The conference, twice cancelled due to the acute sensitivity of the Armenian question, has been billed as a litmus test for freedom of expression in Turkey just days before it begins long-delayed European Union membership talks.

Nationalist demonstrators hurled eggs and tomatoes at participants as they arrived at Istanbul's private Bilgi University to discuss claims that Ottoman Turks committed genocide against Armenians during and after World War One. Protesters waved Turkish flags and chanted slogans accusing the conference participants of betraying the nation.

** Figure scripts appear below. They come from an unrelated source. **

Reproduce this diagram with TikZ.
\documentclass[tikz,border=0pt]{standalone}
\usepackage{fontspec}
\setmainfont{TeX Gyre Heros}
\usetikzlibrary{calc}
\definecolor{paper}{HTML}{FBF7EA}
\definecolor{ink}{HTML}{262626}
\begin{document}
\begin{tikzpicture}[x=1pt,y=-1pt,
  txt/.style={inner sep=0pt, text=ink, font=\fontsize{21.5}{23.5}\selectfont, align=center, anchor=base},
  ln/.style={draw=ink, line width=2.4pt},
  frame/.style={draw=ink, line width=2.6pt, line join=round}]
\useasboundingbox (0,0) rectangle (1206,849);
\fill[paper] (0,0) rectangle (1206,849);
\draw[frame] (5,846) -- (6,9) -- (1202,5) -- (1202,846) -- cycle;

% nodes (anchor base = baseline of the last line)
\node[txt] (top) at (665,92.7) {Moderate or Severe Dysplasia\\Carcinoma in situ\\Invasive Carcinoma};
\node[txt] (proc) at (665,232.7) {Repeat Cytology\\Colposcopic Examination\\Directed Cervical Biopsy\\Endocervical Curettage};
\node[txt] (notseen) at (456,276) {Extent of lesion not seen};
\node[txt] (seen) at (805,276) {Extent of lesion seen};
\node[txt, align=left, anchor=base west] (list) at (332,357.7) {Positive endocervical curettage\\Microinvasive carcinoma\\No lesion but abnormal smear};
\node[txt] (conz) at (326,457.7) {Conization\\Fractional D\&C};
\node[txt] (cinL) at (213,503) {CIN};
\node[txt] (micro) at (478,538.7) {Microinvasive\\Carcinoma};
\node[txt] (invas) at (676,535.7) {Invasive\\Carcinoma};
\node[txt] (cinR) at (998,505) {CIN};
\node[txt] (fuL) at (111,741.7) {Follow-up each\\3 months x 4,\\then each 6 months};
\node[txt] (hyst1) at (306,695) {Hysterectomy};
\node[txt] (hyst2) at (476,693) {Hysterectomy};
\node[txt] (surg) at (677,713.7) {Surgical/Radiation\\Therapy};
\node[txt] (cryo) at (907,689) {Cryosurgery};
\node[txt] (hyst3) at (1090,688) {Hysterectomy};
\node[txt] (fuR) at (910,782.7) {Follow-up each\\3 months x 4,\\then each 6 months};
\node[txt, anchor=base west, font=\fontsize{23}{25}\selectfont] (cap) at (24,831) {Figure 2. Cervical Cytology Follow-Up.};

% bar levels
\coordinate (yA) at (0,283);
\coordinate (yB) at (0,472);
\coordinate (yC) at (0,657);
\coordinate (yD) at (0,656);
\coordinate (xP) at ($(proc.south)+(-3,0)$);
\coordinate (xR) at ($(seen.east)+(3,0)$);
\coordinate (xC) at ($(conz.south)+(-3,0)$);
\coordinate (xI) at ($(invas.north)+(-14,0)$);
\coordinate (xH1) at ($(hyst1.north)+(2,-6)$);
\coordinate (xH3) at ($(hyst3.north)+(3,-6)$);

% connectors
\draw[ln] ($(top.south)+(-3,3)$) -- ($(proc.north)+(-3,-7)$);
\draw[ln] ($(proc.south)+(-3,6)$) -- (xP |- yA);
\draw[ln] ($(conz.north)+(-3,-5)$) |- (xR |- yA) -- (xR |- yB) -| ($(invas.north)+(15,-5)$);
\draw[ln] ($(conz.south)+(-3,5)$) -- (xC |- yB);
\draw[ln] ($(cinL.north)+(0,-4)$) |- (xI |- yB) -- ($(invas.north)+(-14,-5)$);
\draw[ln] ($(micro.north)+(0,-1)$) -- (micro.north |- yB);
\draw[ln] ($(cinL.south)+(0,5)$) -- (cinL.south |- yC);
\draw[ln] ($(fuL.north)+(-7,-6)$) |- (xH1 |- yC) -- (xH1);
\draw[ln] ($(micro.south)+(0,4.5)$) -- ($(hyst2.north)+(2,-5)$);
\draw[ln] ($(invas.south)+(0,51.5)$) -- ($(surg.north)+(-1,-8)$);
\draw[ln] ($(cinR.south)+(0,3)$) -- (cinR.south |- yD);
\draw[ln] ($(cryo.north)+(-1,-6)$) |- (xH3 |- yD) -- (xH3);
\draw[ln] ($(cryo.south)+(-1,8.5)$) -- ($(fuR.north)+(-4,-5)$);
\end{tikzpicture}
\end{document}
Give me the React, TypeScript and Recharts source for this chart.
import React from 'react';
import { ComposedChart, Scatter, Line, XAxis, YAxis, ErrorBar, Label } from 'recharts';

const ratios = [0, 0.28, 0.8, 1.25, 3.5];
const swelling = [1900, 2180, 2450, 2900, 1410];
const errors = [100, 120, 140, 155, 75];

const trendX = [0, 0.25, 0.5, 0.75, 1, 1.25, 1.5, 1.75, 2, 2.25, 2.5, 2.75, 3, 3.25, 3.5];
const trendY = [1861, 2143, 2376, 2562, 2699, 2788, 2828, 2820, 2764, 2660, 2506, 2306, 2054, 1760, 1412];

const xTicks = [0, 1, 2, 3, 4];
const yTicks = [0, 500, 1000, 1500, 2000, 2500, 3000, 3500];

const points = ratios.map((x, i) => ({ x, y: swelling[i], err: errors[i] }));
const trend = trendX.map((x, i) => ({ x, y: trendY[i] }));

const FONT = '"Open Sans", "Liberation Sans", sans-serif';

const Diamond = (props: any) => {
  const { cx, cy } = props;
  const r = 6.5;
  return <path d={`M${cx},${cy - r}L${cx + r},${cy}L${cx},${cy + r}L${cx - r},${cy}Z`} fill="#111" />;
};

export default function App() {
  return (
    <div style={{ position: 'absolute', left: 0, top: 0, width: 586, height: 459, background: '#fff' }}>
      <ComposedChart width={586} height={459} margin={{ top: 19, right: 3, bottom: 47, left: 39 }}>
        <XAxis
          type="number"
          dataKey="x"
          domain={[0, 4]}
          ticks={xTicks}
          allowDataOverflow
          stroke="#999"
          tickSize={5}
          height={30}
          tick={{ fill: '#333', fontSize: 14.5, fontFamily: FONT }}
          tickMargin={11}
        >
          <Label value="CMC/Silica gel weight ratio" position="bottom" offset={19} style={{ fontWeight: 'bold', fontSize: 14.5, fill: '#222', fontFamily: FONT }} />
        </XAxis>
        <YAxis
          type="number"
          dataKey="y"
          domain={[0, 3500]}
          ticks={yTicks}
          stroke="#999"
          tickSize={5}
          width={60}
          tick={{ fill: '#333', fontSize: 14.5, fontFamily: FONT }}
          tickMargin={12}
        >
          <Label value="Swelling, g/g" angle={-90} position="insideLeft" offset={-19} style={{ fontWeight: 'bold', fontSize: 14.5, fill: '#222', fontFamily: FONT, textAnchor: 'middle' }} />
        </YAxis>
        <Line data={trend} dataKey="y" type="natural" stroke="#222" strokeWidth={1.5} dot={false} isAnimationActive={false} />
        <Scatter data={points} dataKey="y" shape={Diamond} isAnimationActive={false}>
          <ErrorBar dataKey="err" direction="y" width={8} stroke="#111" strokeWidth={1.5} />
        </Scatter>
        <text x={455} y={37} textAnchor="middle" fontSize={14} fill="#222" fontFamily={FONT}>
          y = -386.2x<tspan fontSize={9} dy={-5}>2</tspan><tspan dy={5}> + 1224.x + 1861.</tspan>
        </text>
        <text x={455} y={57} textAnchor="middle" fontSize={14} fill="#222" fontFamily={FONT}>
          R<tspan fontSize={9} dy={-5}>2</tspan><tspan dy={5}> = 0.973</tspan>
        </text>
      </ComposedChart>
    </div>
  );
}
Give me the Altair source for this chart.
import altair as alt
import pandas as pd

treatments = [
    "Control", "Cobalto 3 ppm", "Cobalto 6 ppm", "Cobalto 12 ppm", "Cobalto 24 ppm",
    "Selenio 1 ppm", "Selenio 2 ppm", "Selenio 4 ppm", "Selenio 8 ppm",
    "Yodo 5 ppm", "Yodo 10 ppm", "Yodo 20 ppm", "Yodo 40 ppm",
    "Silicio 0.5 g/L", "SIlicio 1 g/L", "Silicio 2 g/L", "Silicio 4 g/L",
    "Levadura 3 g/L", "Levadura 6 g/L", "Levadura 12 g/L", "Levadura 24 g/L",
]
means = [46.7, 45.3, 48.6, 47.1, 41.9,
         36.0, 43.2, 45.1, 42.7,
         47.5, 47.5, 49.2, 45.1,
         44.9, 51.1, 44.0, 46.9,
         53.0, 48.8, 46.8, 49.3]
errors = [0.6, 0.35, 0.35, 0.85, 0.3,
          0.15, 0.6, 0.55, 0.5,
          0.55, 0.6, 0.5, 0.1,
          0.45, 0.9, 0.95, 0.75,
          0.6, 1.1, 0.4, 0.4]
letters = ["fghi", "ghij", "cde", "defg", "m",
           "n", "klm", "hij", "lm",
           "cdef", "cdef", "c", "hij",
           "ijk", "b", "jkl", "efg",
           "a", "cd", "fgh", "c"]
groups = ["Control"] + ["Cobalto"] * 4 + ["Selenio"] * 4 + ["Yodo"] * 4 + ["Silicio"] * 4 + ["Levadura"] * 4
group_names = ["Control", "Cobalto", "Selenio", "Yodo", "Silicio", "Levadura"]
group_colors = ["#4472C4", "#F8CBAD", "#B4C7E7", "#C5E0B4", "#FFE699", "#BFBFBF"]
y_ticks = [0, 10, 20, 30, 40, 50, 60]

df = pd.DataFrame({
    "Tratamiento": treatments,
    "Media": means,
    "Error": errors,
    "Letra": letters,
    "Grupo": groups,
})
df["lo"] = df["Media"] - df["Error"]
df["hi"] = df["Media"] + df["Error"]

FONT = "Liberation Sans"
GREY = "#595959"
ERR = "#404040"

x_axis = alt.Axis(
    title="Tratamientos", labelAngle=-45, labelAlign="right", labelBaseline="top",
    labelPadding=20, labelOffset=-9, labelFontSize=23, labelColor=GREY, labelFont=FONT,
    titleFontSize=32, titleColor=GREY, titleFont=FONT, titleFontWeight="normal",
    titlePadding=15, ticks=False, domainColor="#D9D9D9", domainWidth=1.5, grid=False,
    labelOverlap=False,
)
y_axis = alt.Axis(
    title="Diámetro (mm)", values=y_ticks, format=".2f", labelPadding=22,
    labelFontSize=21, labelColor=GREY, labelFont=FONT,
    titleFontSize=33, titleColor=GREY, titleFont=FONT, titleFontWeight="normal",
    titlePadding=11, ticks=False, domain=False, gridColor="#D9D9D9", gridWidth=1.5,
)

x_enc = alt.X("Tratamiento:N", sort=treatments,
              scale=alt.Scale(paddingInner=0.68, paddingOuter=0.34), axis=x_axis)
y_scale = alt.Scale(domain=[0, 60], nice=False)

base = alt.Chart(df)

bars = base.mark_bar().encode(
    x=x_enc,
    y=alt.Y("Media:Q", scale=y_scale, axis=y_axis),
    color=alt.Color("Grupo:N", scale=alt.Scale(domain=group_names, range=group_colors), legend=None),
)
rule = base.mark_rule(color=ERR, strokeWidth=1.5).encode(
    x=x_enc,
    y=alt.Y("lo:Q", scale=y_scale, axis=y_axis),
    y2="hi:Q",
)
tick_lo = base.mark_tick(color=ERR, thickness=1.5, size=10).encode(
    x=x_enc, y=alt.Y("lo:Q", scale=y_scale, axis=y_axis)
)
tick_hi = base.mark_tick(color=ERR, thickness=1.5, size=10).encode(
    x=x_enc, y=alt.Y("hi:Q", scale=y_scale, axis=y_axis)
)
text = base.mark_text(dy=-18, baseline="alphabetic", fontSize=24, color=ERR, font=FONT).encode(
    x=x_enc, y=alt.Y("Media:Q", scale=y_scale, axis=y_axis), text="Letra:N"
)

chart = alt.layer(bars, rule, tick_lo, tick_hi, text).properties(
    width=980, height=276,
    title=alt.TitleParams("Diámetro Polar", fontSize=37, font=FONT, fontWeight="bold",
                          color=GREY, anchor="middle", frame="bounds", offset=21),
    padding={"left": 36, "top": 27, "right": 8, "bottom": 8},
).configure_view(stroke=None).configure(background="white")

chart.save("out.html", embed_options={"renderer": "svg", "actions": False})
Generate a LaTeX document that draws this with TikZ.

But the mere fact that the conference had gone ahead prompted strong praise from local media. "Another taboo is destroyed. The conference began but the day of judgement did not come," said the Milliyet daily.

The liberal Radikal newspaper took a similar line. "Even the word 'genocide' was uttered at the conference, but the world is still turning and Turkey is still in its place," its front page headline said. "Free discussion, free protest," said Turkey's top-selling Hurriyet newspaper, noting that both conference participants and demonstrators were freely expressing their opinions.

In a message to the conference, Foreign Minister Abdullah Gul expressed Turkey's official view that many citizens of the Ottoman Empire suffered terribly during the war but that claims of an Armenian genocide were false and politically motivated. "The Turkish people are at peace with themselves and with their history," Gul said.

Deniz Baykal, leader of Turkey's main opposition Republican People's Party, said on Sunday he thought the conference was too one-sided in its approach to the Armenian issue, but he defended the right of academics to debate freely.

The conference had originally been scheduled for May but was cancelled after a government minister accused those backing Armenian genocide claims of “stabbing Turkey in the back.” After a storm of criticism from the EU and elsewhere, the government agreed to let the conference go ahead, but a last-minute court order prevented it from opening on Friday, to Prime Minister Tayyip Erdogan's acute embarrassment.

The organisers then circumvented the court ban by moving the two-day conference to a third venue, Bilgi University. It opened on Saturday to noisy nationalist protests. Despite a flurry of EU-inspired liberal reforms in recent years, promoting certain interpretations of Turkish history can still be deemed a criminal offence under the revised penal code.